A recent study explores how the emission of string axions by light primordial black holes (PBHs) could boost dark matter production via superradiance. Researchers have shown that Hawking emission of a large number of light axion species, predicted in realistic string theory constructions (on the order of 100 to 10^5), can significantly increase the efficiency of superradiance. This enhancement is due to the associated increase in the PBH spin, suggesting a more effective mechanism for the formation of micro-boson stars, which are self-gravitating remnants of superradiant dark matter clouds.

The concept of a "string axiverse" expands the parametric regions (dark matter mass, and PBH mass and spin) where a sizeable fraction of dark matter might exist in the form of these micro-boson stars. However, the study also points out a limitation: if the number of axion species is too large, PBHs evaporate too quickly, preventing superradiant clouds from attaining their maximum mass. This establishes a delicate balance in the contribution of axions to dark matter production.
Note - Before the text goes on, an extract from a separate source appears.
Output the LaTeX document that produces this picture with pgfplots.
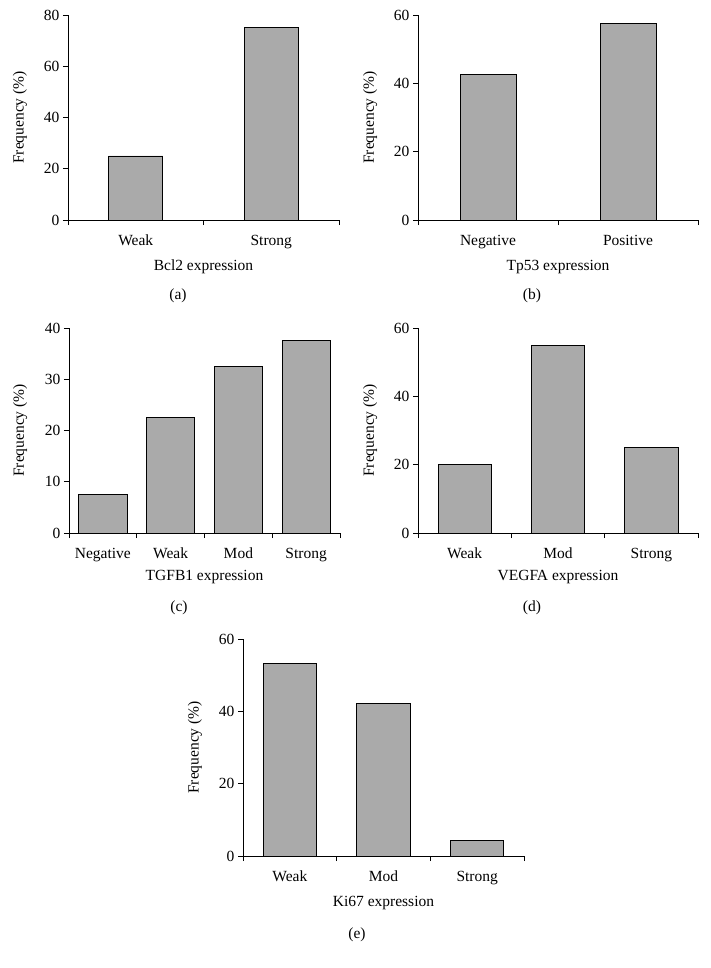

Assuming that all dark matter is produced by PBHs, through both superradiance and Hawking emission, the authors conclude that the axions emitted during PBH evaporation make an immeasurably small contribution to the relativistic degrees of freedom at recombination. This implies that while axions may play a crucial role in dark matter production, their direct impact on early cosmology, in terms of relativistic radiation, would be negligible and unobservable with current techniques.